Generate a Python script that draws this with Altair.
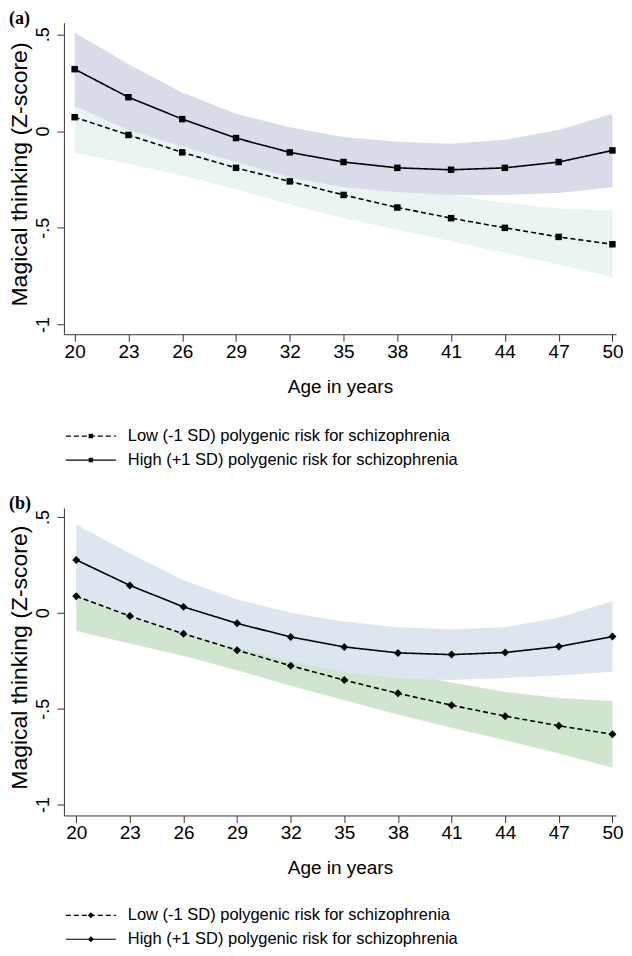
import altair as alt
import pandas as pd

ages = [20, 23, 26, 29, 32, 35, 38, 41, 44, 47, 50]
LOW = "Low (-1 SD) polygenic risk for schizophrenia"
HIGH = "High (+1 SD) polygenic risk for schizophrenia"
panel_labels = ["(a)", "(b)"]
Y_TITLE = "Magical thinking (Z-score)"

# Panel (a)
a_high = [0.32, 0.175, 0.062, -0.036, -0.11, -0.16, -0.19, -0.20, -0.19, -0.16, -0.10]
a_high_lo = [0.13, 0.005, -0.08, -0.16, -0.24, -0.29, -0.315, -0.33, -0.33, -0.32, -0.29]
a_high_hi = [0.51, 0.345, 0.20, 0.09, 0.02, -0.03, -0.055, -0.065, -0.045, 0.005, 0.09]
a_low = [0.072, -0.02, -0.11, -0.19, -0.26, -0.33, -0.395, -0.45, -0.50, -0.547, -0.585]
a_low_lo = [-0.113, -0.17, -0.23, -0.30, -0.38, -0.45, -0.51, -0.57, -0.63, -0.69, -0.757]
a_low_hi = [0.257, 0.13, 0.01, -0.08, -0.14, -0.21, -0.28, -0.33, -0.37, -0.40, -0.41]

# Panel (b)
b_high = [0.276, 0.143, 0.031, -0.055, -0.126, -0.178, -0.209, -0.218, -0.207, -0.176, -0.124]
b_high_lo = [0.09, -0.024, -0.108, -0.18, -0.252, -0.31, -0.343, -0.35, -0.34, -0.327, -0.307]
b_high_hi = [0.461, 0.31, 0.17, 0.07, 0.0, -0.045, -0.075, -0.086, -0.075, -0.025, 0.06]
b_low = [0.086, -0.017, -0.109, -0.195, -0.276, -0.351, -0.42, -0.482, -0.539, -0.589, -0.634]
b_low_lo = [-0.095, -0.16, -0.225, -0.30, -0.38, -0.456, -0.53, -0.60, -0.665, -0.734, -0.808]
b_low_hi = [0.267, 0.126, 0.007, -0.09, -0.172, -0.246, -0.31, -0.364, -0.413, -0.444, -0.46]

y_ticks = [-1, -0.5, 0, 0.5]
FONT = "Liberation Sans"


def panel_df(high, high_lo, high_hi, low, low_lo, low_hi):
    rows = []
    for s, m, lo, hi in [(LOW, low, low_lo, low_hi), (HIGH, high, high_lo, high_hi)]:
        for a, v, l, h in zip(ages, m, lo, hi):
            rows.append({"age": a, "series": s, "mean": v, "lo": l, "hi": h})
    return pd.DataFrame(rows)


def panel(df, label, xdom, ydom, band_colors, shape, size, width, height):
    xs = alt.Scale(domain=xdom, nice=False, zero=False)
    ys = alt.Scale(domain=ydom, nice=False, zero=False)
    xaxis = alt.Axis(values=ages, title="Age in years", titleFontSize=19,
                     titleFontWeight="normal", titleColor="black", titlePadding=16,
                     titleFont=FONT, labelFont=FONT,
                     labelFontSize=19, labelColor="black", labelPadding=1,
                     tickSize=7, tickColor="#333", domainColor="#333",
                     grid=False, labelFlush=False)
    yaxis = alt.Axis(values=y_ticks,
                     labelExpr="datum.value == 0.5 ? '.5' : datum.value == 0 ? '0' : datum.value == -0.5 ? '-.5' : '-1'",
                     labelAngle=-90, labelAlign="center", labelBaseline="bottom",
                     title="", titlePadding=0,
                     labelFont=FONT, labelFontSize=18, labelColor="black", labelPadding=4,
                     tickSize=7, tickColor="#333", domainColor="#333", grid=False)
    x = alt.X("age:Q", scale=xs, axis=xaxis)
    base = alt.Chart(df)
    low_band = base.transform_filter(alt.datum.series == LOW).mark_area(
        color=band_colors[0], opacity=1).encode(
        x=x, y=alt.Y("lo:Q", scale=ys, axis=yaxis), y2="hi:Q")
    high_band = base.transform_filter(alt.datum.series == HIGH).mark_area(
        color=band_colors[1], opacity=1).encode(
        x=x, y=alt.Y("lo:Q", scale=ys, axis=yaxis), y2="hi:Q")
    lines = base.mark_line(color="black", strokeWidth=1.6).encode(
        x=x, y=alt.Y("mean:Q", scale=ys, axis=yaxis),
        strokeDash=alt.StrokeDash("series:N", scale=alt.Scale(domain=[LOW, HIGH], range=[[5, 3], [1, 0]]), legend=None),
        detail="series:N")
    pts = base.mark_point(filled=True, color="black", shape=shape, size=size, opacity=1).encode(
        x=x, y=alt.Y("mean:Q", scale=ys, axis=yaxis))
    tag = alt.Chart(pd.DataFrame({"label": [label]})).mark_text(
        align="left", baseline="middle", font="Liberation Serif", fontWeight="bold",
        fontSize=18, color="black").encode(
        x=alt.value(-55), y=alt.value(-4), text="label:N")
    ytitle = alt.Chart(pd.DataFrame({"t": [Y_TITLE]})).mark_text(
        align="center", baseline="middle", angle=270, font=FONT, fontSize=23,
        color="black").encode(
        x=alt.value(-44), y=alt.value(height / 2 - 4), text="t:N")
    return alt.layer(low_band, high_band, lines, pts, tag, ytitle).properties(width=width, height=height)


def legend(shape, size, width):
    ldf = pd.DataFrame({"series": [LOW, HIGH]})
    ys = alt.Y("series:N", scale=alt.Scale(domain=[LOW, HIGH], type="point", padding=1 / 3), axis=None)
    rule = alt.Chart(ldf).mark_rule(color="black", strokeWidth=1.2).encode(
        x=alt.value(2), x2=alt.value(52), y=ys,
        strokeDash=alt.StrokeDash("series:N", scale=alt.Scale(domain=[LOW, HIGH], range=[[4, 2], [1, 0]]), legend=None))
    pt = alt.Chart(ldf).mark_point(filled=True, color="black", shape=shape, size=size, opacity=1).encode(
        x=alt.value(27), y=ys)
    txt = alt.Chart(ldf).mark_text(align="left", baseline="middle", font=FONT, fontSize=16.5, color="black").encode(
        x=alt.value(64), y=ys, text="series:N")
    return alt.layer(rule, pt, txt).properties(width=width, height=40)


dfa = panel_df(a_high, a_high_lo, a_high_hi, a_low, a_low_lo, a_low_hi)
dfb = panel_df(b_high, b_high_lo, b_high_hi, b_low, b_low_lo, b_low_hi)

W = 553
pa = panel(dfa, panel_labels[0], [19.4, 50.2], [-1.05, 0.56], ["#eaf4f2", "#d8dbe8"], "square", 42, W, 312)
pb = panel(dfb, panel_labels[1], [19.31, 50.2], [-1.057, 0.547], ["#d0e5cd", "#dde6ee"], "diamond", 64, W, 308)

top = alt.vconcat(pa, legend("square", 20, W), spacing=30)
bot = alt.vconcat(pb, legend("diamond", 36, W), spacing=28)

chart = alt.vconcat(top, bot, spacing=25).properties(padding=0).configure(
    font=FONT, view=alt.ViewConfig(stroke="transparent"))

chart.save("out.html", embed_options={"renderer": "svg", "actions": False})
::::
▸ **TASK REQUIREMENTS**
Copy the material above exactly and drop the pictures.

▸ **EXPECTED OUTPUT**
Generate a Python script that draws this with Altair.
import altair as alt
import pandas as pd

ages = [20, 23, 26, 29, 32, 35, 38, 41, 44, 47, 50]
LOW = "Low (-1 SD) polygenic risk for schizophrenia"
HIGH = "High (+1 SD) polygenic risk for schizophrenia"
panel_labels = ["(a)", "(b)"]
Y_TITLE = "Magical thinking (Z-score)"

# Panel (a)
a_high = [0.32, 0.175, 0.062, -0.036, -0.11, -0.16, -0.19, -0.20, -0.19, -0.16, -0.10]
a_high_lo = [0.13, 0.005, -0.08, -0.16, -0.24, -0.29, -0.315, -0.33, -0.33, -0.32, -0.29]
a_high_hi = [0.51, 0.345, 0.20, 0.09, 0.02, -0.03, -0.055, -0.065, -0.045, 0.005, 0.09]
a_low = [0.072, -0.02, -0.11, -0.19, -0.26, -0.33, -0.395, -0.45, -0.50, -0.547, -0.585]
a_low_lo = [-0.113, -0.17, -0.23, -0.30, -0.38, -0.45, -0.51, -0.57, -0.63, -0.69, -0.757]
a_low_hi = [0.257, 0.13, 0.01, -0.08, -0.14, -0.21, -0.28, -0.33, -0.37, -0.40, -0.41]

# Panel (b)
b_high = [0.276, 0.143, 0.031, -0.055, -0.126, -0.178, -0.209, -0.218, -0.207, -0.176, -0.124]
b_high_lo = [0.09, -0.024, -0.108, -0.18, -0.252, -0.31, -0.343, -0.35, -0.34, -0.327, -0.307]
b_high_hi = [0.461, 0.31, 0.17, 0.07, 0.0, -0.045, -0.075, -0.086, -0.075, -0.025, 0.06]
b_low = [0.086, -0.017, -0.109, -0.195, -0.276, -0.351, -0.42, -0.482, -0.539, -0.589, -0.634]
b_low_lo = [-0.095, -0.16, -0.225, -0.30, -0.38, -0.456, -0.53, -0.60, -0.665, -0.734, -0.808]
b_low_hi = [0.267, 0.126, 0.007, -0.09, -0.172, -0.246, -0.31, -0.364, -0.413, -0.444, -0.46]

y_ticks = [-1, -0.5, 0, 0.5]
FONT = "Liberation Sans"


def panel_df(high, high_lo, high_hi, low, low_lo, low_hi):
    rows = []
    for s, m, lo, hi in [(LOW, low, low_lo, low_hi), (HIGH, high, high_lo, high_hi)]:
        for a, v, l, h in zip(ages, m, lo, hi):
            rows.append({"age": a, "series": s, "mean": v, "lo": l, "hi": h})
    return pd.DataFrame(rows)


def panel(df, label, xdom, ydom, band_colors, shape, size, width, height):
    xs = alt.Scale(domain=xdom, nice=False, zero=False)
    ys = alt.Scale(domain=ydom, nice=False, zero=False)
    xaxis = alt.Axis(values=ages, title="Age in years", titleFontSize=19,
                     titleFontWeight="normal", titleColor="black", titlePadding=16,
                     titleFont=FONT, labelFont=FONT,
                     labelFontSize=19, labelColor="black", labelPadding=1,
                     tickSize=7, tickColor="#333", domainColor="#333",
                     grid=False, labelFlush=False)
    yaxis = alt.Axis(values=y_ticks,
                     labelExpr="datum.value == 0.5 ? '.5' : datum.value == 0 ? '0' : datum.value == -0.5 ? '-.5' : '-1'",
                     labelAngle=-90, labelAlign="center", labelBaseline="bottom",
                     title="", titlePadding=0,
                     labelFont=FONT, labelFontSize=18, labelColor="black", labelPadding=4,
                     tickSize=7, tickColor="#333", domainColor="#333", grid=False)
    x = alt.X("age:Q", scale=xs, axis=xaxis)
    base = alt.Chart(df)
    low_band = base.transform_filter(alt.datum.series == LOW).mark_area(
        color=band_colors[0], opacity=1).encode(
        x=x, y=alt.Y("lo:Q", scale=ys, axis=yaxis), y2="hi:Q")
    high_band = base.transform_filter(alt.datum.series == HIGH).mark_area(
        color=band_colors[1], opacity=1).encode(
        x=x, y=alt.Y("lo:Q", scale=ys, axis=yaxis), y2="hi:Q")
    lines = base.mark_line(color="black", strokeWidth=1.6).encode(
        x=x, y=alt.Y("mean:Q", scale=ys, axis=yaxis),
        strokeDash=alt.StrokeDash("series:N", scale=alt.Scale(domain=[LOW, HIGH], range=[[5, 3], [1, 0]]), legend=None),
        detail="series:N")
    pts = base.mark_point(filled=True, color="black", shape=shape, size=size, opacity=1).encode(
        x=x, y=alt.Y("mean:Q", scale=ys, axis=yaxis))
    tag = alt.Chart(pd.DataFrame({"label": [label]})).mark_text(
        align="left", baseline="middle", font="Liberation Serif", fontWeight="bold",
        fontSize=18, color="black").encode(
        x=alt.value(-55), y=alt.value(-4), text="label:N")
    ytitle = alt.Chart(pd.DataFrame({"t": [Y_TITLE]})).mark_text(
        align="center", baseline="middle", angle=270, font=FONT, fontSize=23,
        color="black").encode(
        x=alt.value(-44), y=alt.value(height / 2 - 4), text="t:N")
    return alt.layer(low_band, high_band, lines, pts, tag, ytitle).properties(width=width, height=height)


def legend(shape, size, width):
    ldf = pd.DataFrame({"series": [LOW, HIGH]})
    ys = alt.Y("series:N", scale=alt.Scale(domain=[LOW, HIGH], type="point", padding=1 / 3), axis=None)
    rule = alt.Chart(ldf).mark_rule(color="black", strokeWidth=1.2).encode(
        x=alt.value(2), x2=alt.value(52), y=ys,
        strokeDash=alt.StrokeDash("series:N", scale=alt.Scale(domain=[LOW, HIGH], range=[[4, 2], [1, 0]]), legend=None))
    pt = alt.Chart(ldf).mark_point(filled=True, color="black", shape=shape, size=size, opacity=1).encode(
        x=alt.value(27), y=ys)
    txt = alt.Chart(ldf).mark_text(align="left", baseline="middle", font=FONT, fontSize=16.5, color="black").encode(
        x=alt.value(64), y=ys, text="series:N")
    return alt.layer(rule, pt, txt).properties(width=width, height=40)


dfa = panel_df(a_high, a_high_lo, a_high_hi, a_low, a_low_lo, a_low_hi)
dfb = panel_df(b_high, b_high_lo, b_high_hi, b_low, b_low_lo, b_low_hi)

W = 553
pa = panel(dfa, panel_labels[0], [19.4, 50.2], [-1.05, 0.56], ["#eaf4f2", "#d8dbe8"], "square", 42, W, 312)
pb = panel(dfb, panel_labels[1], [19.31, 50.2], [-1.057, 0.547], ["#d0e5cd", "#dde6ee"], "diamond", 64, W, 308)

top = alt.vconcat(pa, legend("square", 20, W), spacing=30)
bot = alt.vconcat(pb, legend("diamond", 36, W), spacing=28)

chart = alt.vconcat(top, bot, spacing=25).properties(padding=0).configure(
    font=FONT, view=alt.ViewConfig(stroke="transparent"))

chart.save("out.html", embed_options={"renderer": "svg", "actions": False})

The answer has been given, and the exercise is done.